Okay. That's great. And then the follow-up is just on California. A lot of noise and speculation right now about constraints in California crude supply potentially over time with the bill passing through the assembly. Just any thoughts on that?
And what are boots on the ground saying about this risk?
We are not concerned about something being passed that would restrict waterborne deliveries or things of that nature. California is a different country. We all understand that. But the reality is if you took something draconian like that, you could run the risk of shutting down a number of refineries in the State of California. That is simply not going to happen.
So we are not worried about having those type of constraints being imposed. California license to be different and that is actually worked to our advantage, but we don't see that as a real risk.

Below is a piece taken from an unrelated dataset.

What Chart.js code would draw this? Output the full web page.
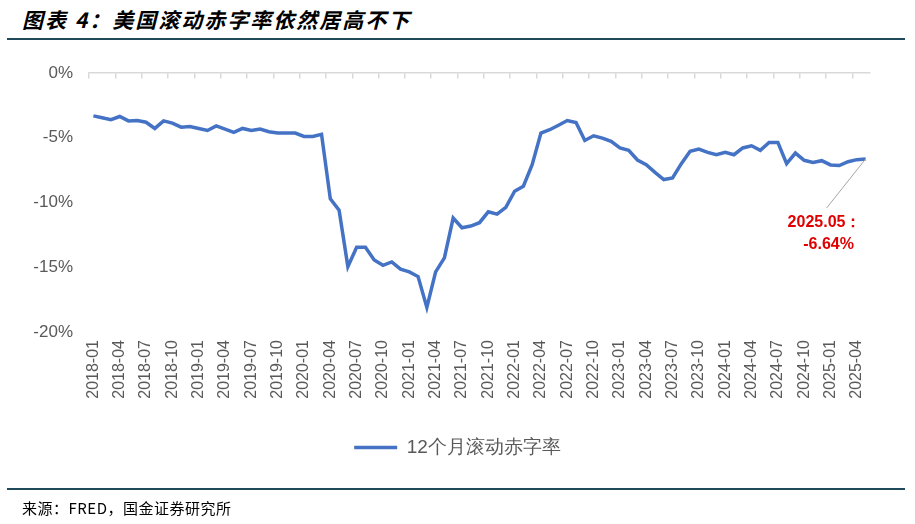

Okay. Thanks, Tom. Appreciate it.
This concludes the Q and A portion of our conference. I'd be happy to turn the call back over to Tom Nimbley for closing remarks.
Well, thank you very much everybody for joining our call today. We look forward to our next call and hopefully we'll a better story to be looking forward to you. Thank you very much.
This does conclude today's PBF Energy First Quarter 2019 Earnings Conference Call and Webcast. You may now disconnect your lines. Have a good day.